Kurdish Political Prisoner Denied Meeting with Judge
The sister of Kurdish political prisoner Kamal Sharifi, Mahnaz Sharifi, spoke with the Campaign about her brother’s situation in prison. Sharifi said that while her brother continues his hunger strike in prison and is denied visitation rights, the family has met with the representative of the Supreme Leader in the city of Sanandaj to try and meet him. She also testified that the family’s attempts to meet with Kamal Sharifi have been met with arrest threats for his younger brother by the case judge.
“I don’t know what is happening to my brother and what ailments he may have. After his hunger strike, he asked for a prison visit by the judge in [the city of] Saghez, so that he could tell him his demands and break his hunger strike. He is in a prison where he shares a cell with addicts, thieves, and drug traffickers and he is the only political prisoner there. His constant demand was to be transferred to another prison near his residence,” Sharifi told the Campaign about the lack of attention to her brother’s only demand.
“The only information we have of him is through contacts of his cellmate who told us he is not well at all and he is only drinking water,” she added.
Kamal Sharifi, 38, is a political activist and journalist who has worked with Iraqi Kurdish media. He was arrested in the city of Saghez in 2008. He trial took place in the courts of Saghez and Sanandaj and he was sentenced to 30 years in prison. He has been barred from having any visitors and has only been able to call his family on the phone. He has been on hunger strike for the past 41 days and has not been allowed to call his family during this time.
“My father and brothers wrote a letter to the Sanandaj Information Office and were told ‘We will inform you. We will call your home,’ but nothing happened. We went to see Mr. Shaegh, who is the head of the Saghez Revolutionary Court, as well as the judge in my brother’s case. My father said ‘Give us only five minutes to visit with Kamal and to ask him to break his hunger strike,’ but he said ‘Let your son die. Why do you want to go?’ My brother was very upset, so he said, ‘Why do you say this? You have to judge fairly. All we need is five minutes to ask our brother to break his hunger strike. We love him, he is our brother, our parents love him.’ But the judge was upset by these words and immediately called and asked two officers to come and arrest my brother, too,” said Sharifi.
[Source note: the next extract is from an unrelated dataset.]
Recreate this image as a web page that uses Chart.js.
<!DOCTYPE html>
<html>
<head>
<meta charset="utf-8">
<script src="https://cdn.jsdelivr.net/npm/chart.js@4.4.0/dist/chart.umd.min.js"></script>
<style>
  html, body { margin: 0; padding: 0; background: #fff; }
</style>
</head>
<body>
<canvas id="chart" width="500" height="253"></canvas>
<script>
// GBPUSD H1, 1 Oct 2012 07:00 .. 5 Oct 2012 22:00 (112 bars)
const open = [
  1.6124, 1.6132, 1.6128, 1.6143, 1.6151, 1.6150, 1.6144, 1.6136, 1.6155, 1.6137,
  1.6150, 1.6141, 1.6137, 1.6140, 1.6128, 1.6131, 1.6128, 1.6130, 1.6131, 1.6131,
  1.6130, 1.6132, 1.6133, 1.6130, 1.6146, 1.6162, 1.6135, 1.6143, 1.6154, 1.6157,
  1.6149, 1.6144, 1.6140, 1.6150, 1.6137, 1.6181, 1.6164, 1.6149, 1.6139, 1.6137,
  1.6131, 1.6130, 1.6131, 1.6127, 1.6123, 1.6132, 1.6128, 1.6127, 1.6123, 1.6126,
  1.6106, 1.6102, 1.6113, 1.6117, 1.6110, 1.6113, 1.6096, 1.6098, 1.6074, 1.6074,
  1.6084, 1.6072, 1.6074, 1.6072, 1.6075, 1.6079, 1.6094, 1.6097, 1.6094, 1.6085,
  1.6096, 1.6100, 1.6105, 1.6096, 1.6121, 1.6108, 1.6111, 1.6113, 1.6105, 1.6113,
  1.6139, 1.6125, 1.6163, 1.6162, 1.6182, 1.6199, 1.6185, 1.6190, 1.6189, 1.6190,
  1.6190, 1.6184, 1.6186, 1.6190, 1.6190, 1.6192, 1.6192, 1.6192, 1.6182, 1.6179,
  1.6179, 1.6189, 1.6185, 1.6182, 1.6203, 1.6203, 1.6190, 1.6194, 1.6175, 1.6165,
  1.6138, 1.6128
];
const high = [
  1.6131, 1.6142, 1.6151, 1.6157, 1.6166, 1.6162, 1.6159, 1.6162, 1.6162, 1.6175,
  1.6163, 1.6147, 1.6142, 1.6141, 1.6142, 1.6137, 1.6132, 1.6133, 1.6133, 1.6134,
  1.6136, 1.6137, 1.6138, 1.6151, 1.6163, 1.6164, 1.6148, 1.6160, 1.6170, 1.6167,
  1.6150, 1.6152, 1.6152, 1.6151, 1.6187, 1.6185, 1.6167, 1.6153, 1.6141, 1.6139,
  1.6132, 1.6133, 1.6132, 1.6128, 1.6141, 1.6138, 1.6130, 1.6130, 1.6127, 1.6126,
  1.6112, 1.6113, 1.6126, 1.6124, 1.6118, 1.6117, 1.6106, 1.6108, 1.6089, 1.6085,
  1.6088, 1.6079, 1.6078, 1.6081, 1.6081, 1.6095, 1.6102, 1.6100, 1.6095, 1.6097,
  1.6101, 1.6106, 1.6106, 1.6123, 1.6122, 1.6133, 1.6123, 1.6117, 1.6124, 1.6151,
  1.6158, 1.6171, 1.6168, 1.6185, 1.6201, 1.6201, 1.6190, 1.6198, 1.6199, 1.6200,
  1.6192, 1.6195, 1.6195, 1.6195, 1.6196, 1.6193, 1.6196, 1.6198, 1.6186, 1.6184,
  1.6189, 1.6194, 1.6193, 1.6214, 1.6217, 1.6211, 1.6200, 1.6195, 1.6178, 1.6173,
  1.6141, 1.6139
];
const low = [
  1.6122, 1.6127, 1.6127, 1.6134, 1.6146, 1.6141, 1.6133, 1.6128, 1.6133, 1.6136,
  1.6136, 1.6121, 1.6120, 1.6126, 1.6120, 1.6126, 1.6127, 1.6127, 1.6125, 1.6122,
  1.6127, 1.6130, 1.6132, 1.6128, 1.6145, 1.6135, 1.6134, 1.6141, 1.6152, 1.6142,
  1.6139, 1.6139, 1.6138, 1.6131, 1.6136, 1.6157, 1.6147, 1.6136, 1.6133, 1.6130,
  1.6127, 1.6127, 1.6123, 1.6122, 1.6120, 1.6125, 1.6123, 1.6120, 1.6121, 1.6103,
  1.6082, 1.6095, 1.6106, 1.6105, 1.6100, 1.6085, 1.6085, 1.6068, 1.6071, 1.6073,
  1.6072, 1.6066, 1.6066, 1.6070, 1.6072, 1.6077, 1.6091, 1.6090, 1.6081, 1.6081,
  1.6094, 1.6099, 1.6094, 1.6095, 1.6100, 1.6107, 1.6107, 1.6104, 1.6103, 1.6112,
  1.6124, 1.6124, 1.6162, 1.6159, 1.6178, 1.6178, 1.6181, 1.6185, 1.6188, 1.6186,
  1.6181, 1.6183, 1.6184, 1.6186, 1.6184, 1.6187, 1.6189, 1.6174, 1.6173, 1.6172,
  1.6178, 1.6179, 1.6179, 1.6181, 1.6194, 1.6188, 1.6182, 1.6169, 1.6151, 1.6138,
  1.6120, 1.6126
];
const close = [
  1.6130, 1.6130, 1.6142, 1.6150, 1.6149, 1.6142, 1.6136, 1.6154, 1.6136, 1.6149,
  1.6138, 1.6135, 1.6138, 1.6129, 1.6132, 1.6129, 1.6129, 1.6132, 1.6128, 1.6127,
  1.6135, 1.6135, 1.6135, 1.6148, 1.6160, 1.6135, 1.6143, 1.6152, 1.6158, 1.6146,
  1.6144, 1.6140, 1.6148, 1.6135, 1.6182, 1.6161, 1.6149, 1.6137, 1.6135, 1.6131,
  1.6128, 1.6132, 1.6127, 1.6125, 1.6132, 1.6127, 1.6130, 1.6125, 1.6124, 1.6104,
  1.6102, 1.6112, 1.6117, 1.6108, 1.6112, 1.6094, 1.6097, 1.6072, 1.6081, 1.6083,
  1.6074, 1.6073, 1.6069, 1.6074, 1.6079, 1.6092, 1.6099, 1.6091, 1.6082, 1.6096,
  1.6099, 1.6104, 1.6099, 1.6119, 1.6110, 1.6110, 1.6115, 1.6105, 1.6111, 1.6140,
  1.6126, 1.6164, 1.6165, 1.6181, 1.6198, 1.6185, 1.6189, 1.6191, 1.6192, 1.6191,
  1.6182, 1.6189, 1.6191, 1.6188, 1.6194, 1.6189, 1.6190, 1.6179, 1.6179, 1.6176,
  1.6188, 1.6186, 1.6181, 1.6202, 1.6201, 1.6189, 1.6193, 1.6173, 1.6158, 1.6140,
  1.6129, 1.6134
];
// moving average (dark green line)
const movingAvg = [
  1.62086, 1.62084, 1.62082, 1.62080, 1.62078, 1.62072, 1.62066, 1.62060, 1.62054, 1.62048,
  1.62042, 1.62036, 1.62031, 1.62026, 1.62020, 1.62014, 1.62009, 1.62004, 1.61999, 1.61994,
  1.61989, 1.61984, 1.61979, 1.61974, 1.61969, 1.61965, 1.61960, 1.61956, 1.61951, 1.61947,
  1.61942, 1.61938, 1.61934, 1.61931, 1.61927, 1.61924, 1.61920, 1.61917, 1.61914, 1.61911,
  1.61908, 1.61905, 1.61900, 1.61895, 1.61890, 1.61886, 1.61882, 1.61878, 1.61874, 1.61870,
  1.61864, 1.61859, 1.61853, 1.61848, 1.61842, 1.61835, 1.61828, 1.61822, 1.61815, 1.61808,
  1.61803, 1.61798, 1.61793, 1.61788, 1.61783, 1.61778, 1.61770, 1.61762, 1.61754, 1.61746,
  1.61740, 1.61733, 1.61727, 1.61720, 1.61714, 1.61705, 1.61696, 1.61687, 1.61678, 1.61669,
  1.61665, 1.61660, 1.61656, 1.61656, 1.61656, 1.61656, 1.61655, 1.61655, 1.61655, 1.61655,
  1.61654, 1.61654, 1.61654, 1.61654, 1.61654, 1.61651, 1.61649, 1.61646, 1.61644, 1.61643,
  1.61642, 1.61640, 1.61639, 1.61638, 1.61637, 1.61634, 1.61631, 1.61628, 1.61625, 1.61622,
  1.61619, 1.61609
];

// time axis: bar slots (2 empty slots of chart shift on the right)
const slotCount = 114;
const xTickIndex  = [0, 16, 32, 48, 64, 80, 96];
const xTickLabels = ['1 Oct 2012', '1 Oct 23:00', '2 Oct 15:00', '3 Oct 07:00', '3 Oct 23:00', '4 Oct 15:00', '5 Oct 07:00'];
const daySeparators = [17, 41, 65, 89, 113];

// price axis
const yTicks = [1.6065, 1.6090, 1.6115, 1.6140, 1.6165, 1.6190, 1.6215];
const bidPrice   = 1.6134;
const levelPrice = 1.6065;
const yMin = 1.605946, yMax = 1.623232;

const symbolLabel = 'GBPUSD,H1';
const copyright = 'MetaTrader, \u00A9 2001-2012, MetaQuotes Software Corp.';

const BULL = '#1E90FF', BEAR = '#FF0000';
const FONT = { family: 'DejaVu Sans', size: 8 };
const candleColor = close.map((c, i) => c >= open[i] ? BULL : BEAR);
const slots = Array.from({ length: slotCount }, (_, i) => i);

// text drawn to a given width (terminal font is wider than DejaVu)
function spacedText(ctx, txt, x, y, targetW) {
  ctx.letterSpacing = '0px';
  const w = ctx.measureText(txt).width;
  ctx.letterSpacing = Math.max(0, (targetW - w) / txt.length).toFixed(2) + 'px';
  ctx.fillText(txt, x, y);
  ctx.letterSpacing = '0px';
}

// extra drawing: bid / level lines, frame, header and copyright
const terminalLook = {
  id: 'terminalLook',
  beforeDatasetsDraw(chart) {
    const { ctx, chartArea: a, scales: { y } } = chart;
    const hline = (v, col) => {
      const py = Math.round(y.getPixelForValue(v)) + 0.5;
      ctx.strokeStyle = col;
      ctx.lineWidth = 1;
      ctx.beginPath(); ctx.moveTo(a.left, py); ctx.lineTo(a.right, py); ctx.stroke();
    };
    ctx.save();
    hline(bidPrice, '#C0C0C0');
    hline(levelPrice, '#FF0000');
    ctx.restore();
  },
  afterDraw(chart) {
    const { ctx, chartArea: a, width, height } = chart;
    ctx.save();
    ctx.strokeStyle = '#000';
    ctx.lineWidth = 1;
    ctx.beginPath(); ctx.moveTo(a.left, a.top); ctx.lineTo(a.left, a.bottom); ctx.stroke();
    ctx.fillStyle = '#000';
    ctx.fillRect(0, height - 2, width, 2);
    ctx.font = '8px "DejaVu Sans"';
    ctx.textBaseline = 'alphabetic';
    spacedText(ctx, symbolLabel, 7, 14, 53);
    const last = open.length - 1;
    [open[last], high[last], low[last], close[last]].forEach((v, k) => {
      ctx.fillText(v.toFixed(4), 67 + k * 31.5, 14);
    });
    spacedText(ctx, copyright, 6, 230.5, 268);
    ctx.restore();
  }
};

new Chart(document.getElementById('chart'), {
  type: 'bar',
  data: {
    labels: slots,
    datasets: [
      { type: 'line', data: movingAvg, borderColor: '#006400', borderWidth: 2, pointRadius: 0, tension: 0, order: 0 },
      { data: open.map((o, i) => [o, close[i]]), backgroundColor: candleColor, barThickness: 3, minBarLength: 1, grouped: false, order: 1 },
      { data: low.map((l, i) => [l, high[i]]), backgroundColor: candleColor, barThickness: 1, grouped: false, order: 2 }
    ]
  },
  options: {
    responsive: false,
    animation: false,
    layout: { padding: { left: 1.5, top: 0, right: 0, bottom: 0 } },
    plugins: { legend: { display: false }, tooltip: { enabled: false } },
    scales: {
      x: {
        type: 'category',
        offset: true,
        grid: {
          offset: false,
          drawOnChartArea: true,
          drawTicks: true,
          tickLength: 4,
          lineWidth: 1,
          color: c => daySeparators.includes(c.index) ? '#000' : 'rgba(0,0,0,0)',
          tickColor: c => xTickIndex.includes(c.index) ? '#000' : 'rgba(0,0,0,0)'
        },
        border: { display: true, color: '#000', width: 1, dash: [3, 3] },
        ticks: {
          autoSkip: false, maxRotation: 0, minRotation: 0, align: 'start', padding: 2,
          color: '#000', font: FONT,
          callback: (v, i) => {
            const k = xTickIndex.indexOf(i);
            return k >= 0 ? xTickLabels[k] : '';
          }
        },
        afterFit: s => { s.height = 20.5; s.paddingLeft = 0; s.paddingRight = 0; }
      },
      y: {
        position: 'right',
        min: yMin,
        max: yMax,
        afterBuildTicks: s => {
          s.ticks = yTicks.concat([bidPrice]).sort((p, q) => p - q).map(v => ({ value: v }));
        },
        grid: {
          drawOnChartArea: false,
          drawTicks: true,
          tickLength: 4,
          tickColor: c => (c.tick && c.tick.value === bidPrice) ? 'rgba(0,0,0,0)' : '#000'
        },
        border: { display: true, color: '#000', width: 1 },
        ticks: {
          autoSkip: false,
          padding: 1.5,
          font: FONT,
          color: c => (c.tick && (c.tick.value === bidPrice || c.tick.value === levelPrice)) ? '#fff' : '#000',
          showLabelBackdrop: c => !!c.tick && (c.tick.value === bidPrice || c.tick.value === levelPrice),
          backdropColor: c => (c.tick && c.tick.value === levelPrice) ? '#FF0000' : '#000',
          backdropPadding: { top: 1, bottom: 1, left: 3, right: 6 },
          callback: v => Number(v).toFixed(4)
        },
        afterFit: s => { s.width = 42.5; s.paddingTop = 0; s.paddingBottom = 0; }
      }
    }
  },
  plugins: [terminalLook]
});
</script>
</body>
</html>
“My father, who has a heart condition, asked my brother to leave and to not say anything further. I don’t know what to do anymore. Today (Tuesday), my parents went to Sanandaj to see Ayatollah Khamenei’s representative and to ask him to grant them a meeting. I don’t know whether he rejected this request, too, or not,” she continued.
“Our request is for human rights organizations to know about my brother’s condition and to get the voices of my brother and all Iranian political prisoners to the world and to convey their demands,” pleaded Mahnaz Sharif. Addressing Iranian judicial authorities she said, “If you cannot meet the demands of political prisoners, at least don’t be disrespectful to them. My brother’s request was to meet with the town Judge. Was that a huge thing to ask?”